Project 4: Epidemiological modelling at the evolutionary time-scale
Around 75% of emergent human diseases have come from other species by zoonosis. Uncovering where, and how, and when such events occurred is a key issue in identifying risk of zoonotic events for the future. One way to do this is by considering the evolutionary trees of pathogens and their hosts. The idea is that by finding convincing or statistically significant congruence between two evolutionary trees we can hypothesize ancient associations, episodes of cospeciation (also called codivergence), host-switching (zoonosis) and extinction. However not all host species are known, and not all parasites that infect each host are known, so it becomes a serious problem to identify these ancient associations, given patchy information about the present.

This project will investigate quantitatively the effect of taxon sampling - that is, which species are missed out - on reconstruction of coevolutionary history, through simulation and analysis, using current cophylogenetic methods developed by Charleston and others.

Project 5: (Fast) Statistical Tests of Cophylogeny
How much codivergence is a lot? It's possible to determine the minimum number of codivergence (a.k.a. cospeciation) events that can be attributed to a host/parasite system, but the statistical testing of this number can be very laborious.

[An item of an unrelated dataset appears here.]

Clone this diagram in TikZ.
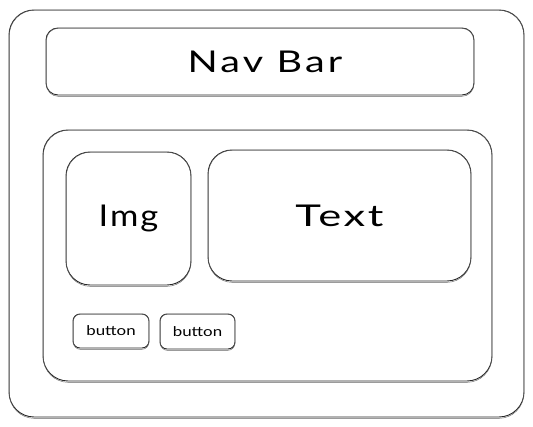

Present methods create many random parasite trees and map them into the host tree, in order to determine whether the "true" parasite tree P is statistically significant in the degree of its agreement with the host tree H. Such analyses can be very slow, particularly when P and H don't agree that well in the first place.

The aim of this project will be to find useful "rules of thumb" for measuring whether two phylogenies (say hosts and pathogens) have some congruence that is due to a coevolutionary history, without such computational costs. It will require some thinking, software development and some simulation in silico, but no contact with actual pathogens!